#### TASK INSTRUCTIONS:
Set down, exactly as written, the lines from the top of the data to the line that holds "const captions = ['(a)", and omit the pictures.

#### GIVEN DATA:
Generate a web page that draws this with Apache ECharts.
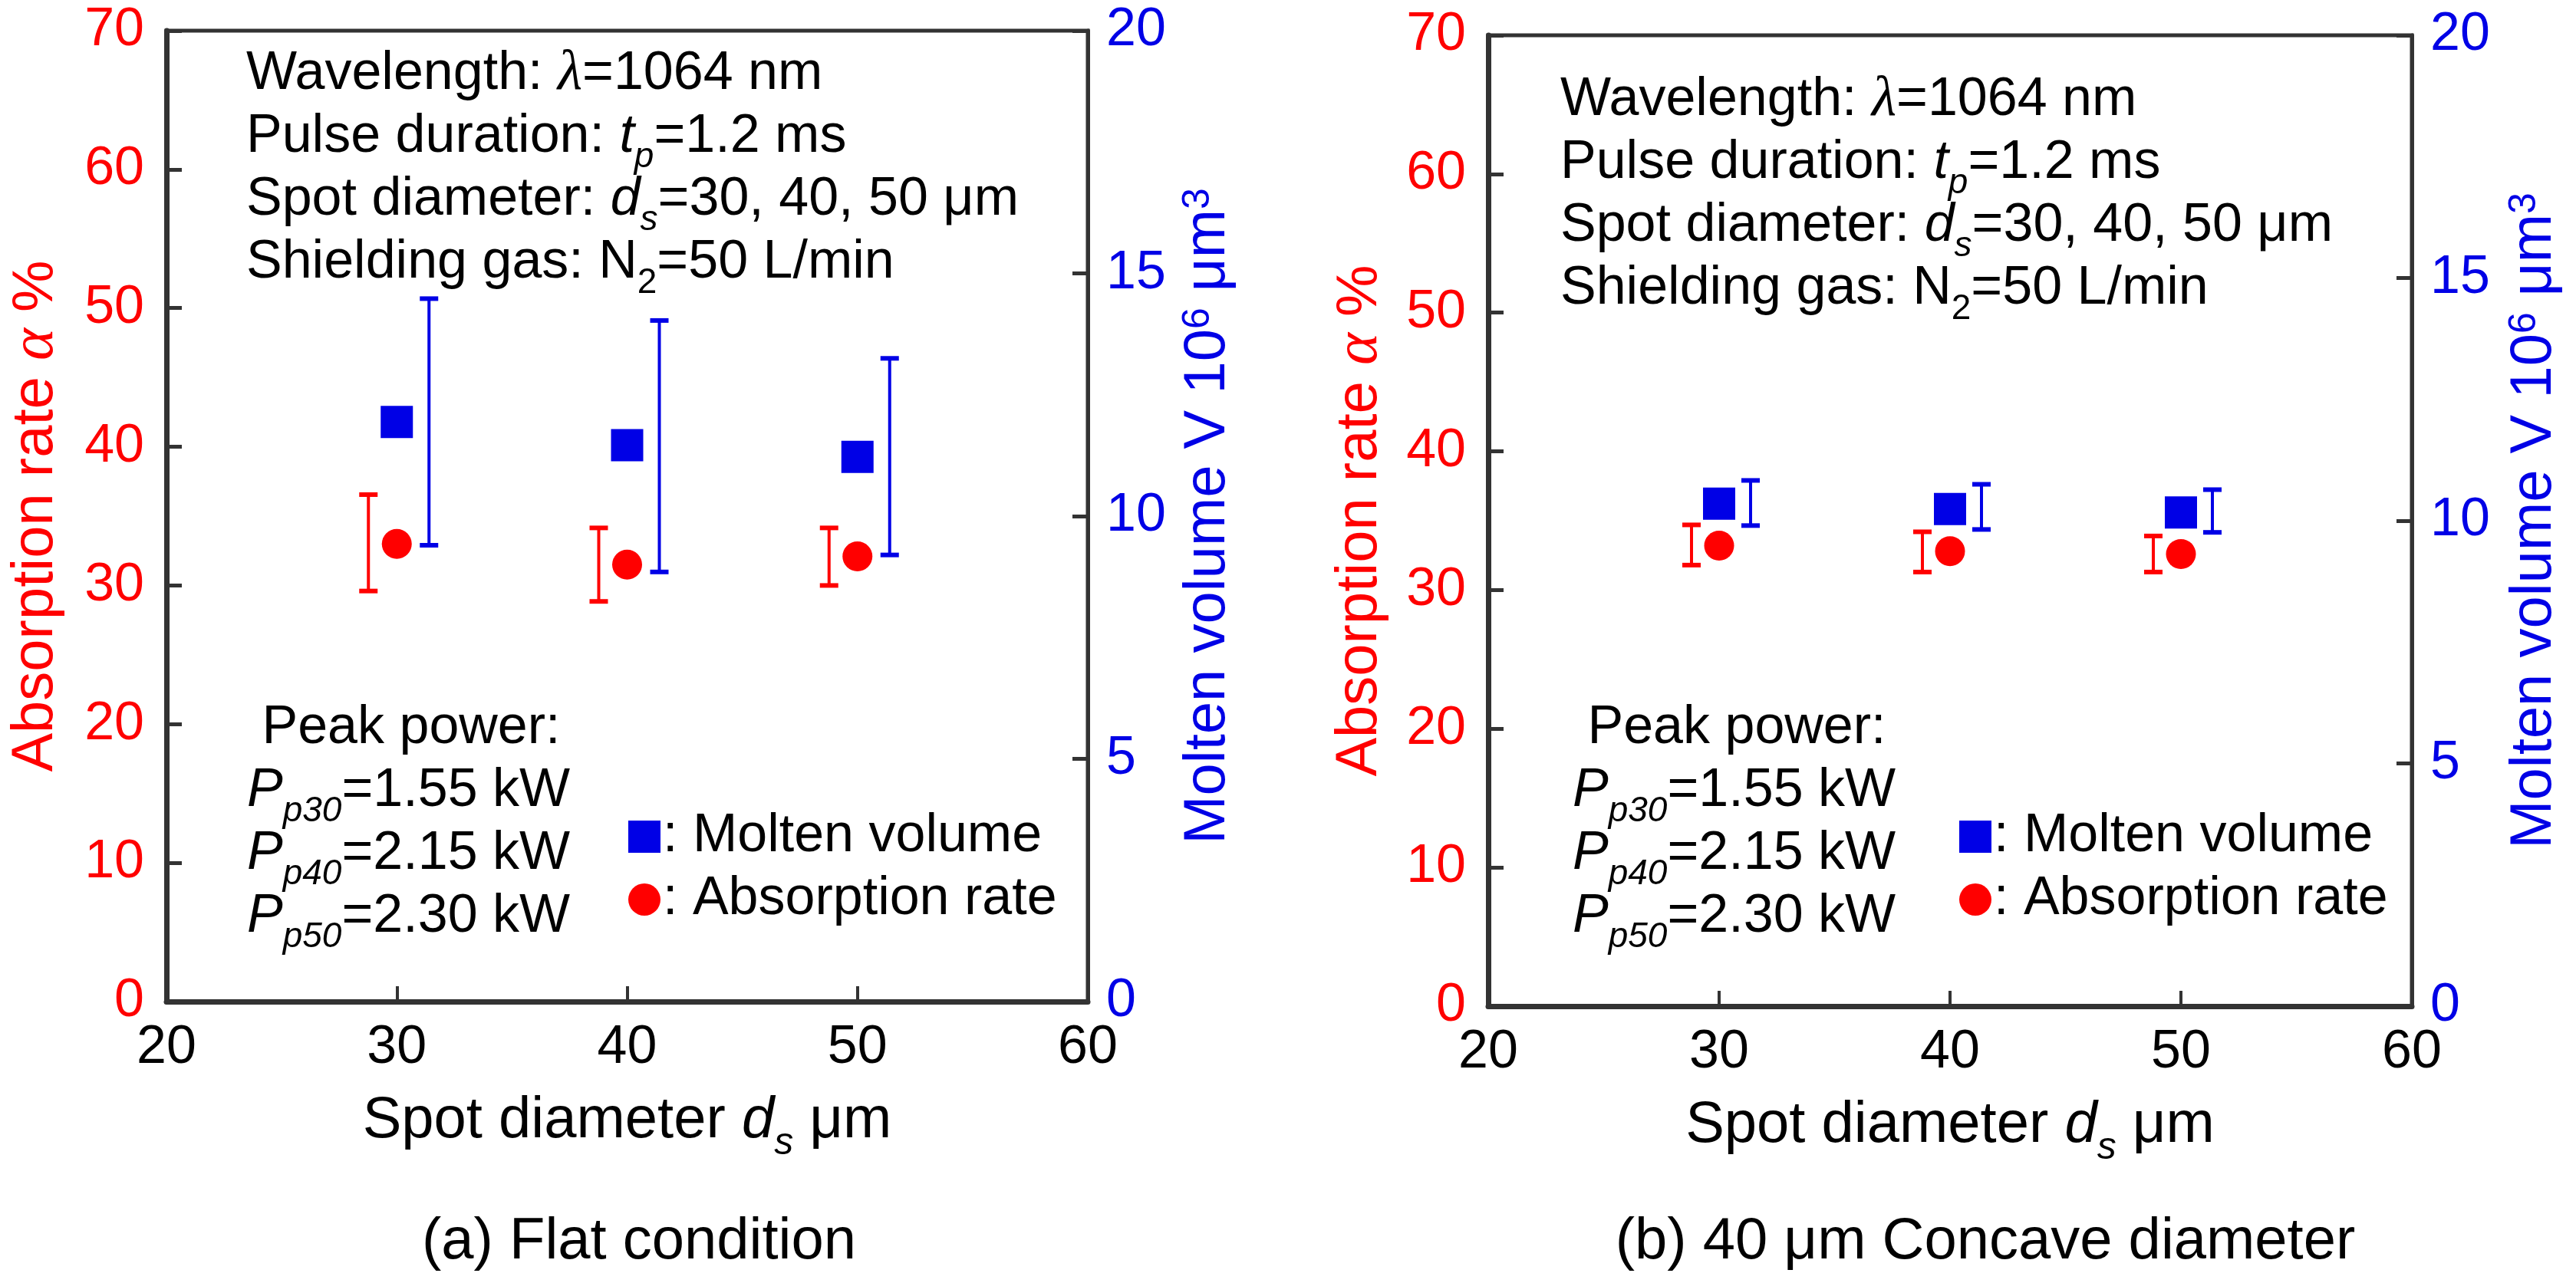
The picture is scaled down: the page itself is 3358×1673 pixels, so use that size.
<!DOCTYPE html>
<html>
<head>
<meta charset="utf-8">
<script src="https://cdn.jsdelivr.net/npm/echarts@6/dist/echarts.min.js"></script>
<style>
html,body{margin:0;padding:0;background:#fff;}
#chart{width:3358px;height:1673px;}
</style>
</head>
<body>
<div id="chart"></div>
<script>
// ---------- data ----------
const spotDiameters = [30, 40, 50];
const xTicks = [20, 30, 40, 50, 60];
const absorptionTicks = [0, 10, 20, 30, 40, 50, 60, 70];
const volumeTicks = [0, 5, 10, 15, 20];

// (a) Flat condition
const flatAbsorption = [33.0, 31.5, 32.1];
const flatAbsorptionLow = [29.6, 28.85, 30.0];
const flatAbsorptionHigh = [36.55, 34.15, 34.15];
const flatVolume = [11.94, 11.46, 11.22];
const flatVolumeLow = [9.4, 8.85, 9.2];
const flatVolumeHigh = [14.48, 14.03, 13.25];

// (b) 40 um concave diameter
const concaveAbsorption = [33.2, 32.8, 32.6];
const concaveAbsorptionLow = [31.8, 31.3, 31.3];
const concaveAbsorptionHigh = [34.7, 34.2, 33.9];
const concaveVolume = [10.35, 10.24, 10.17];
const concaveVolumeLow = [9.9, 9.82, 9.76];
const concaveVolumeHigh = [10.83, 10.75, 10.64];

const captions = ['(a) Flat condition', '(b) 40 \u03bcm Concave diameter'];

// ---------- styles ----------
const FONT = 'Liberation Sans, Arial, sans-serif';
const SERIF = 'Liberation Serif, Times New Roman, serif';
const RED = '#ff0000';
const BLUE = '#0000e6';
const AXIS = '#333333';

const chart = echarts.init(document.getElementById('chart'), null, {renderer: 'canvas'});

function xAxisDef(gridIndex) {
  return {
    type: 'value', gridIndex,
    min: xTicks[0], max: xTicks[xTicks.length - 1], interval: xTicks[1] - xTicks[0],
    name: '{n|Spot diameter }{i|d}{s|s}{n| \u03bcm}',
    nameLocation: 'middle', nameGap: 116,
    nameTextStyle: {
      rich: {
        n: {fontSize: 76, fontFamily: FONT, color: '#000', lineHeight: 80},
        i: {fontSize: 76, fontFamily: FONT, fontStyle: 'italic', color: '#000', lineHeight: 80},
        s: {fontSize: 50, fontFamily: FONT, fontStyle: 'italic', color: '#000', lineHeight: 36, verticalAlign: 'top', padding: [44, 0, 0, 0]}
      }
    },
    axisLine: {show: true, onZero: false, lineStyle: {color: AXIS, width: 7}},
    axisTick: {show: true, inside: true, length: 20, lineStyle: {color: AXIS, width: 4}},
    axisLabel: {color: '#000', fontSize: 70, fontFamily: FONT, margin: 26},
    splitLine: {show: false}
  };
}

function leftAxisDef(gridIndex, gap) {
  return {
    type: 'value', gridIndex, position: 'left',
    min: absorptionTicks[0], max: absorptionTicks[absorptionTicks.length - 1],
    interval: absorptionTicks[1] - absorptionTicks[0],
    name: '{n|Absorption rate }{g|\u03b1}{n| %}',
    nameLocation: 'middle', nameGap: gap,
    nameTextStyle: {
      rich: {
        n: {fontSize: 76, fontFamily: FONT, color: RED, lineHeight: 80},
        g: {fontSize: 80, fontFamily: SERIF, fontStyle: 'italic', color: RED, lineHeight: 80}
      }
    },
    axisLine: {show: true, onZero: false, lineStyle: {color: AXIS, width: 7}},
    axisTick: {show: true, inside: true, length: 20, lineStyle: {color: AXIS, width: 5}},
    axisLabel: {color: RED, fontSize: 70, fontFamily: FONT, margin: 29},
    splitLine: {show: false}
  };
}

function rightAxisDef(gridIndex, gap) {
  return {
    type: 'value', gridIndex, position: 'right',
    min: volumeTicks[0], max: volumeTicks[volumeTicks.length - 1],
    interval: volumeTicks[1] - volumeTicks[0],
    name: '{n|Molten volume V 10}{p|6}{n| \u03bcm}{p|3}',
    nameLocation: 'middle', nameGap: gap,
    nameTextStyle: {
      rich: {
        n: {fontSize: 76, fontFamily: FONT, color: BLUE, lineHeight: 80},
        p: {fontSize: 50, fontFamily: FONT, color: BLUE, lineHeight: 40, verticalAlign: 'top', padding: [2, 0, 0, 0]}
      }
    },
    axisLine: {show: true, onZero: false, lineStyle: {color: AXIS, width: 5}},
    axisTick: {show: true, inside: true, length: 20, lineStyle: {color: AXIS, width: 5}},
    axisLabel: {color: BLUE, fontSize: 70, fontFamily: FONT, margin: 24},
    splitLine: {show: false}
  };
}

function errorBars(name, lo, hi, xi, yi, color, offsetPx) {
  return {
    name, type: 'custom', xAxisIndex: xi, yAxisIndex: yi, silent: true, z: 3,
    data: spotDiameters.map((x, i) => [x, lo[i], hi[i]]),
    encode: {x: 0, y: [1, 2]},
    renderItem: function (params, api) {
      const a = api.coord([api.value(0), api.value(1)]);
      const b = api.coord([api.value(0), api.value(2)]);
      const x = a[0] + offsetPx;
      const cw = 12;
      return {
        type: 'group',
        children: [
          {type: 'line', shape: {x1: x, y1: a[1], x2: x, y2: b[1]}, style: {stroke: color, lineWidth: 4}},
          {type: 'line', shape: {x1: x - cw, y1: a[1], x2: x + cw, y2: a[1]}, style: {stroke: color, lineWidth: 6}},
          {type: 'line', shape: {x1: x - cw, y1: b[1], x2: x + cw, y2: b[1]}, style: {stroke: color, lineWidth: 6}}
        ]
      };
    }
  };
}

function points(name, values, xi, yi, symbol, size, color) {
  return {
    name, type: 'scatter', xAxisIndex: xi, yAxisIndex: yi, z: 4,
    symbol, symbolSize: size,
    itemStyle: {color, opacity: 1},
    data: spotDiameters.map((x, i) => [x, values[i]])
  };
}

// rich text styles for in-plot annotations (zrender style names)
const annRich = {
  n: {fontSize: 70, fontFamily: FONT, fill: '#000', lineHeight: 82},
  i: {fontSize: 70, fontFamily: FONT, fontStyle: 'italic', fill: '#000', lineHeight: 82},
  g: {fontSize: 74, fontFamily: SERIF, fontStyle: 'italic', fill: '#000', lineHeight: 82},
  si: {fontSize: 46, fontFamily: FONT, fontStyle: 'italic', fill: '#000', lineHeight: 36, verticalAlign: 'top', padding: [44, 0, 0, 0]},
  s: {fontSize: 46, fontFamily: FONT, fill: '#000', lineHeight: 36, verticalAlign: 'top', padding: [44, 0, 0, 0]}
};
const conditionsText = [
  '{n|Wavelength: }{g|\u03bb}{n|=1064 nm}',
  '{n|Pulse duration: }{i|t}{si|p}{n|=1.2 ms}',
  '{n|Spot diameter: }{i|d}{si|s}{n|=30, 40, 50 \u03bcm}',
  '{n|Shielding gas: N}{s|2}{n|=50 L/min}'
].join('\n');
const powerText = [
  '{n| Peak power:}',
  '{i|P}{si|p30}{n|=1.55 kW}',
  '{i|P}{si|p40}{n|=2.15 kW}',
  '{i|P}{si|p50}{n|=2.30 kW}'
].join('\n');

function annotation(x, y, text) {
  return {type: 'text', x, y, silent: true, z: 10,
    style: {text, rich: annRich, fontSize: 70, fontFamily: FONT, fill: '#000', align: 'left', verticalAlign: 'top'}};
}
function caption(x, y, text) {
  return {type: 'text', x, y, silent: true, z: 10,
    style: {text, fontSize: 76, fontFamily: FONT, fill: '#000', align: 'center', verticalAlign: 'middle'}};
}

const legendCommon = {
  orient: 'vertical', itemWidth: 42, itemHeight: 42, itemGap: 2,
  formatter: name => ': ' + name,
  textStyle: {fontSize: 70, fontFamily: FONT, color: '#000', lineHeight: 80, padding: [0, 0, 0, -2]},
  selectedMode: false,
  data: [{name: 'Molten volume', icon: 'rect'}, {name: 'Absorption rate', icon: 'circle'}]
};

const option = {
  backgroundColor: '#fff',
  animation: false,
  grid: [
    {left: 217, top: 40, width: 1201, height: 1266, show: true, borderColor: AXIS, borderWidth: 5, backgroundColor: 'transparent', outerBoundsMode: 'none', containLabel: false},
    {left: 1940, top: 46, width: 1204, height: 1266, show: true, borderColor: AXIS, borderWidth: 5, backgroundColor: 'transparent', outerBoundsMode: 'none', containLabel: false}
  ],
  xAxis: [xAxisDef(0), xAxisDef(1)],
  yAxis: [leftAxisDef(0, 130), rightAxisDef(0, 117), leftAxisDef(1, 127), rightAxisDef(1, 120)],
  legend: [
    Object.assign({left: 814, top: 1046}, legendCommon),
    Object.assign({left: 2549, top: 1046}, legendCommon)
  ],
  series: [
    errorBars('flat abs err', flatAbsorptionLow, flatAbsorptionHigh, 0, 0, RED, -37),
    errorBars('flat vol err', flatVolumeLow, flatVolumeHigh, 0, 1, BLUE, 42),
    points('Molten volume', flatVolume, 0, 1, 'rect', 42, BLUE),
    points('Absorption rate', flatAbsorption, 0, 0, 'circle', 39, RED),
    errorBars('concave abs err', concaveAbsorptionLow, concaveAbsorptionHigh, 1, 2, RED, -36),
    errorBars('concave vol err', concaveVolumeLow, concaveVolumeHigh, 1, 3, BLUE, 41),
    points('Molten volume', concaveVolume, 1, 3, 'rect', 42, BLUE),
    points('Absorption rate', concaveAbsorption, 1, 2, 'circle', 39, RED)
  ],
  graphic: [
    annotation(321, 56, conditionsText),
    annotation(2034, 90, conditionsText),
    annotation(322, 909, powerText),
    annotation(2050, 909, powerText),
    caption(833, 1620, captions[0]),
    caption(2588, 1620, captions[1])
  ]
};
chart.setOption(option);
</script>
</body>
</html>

#### ANSWER TO THIS PROBLEM:
Generate a web page that draws this with Apache ECharts.
The picture is scaled down: the page itself is 3358×1673 pixels, so use that size.
<!DOCTYPE html>
<html>
<head>
<meta charset="utf-8">
<script src="https://cdn.jsdelivr.net/npm/echarts@6/dist/echarts.min.js"></script>
<style>
html,body{margin:0;padding:0;background:#fff;}
#chart{width:3358px;height:1673px;}
</style>
</head>
<body>
<div id="chart"></div>
<script>
// ---------- data ----------
const spotDiameters = [30, 40, 50];
const xTicks = [20, 30, 40, 50, 60];
const absorptionTicks = [0, 10, 20, 30, 40, 50, 60, 70];
const volumeTicks = [0, 5, 10, 15, 20];

// (a) Flat condition
const flatAbsorption = [33.0, 31.5, 32.1];
const flatAbsorptionLow = [29.6, 28.85, 30.0];
const flatAbsorptionHigh = [36.55, 34.15, 34.15];
const flatVolume = [11.94, 11.46, 11.22];
const flatVolumeLow = [9.4, 8.85, 9.2];
const flatVolumeHigh = [14.48, 14.03, 13.25];

// (b) 40 um concave diameter
const concaveAbsorption = [33.2, 32.8, 32.6];
const concaveAbsorptionLow = [31.8, 31.3, 31.3];
const concaveAbsorptionHigh = [34.7, 34.2, 33.9];
const concaveVolume = [10.35, 10.24, 10.17];
const concaveVolumeLow = [9.9, 9.82, 9.76];
const concaveVolumeHigh = [10.83, 10.75, 10.64];

const captions = ['(a) Flat condition', '(b) 40 \u03bcm Concave diameter'];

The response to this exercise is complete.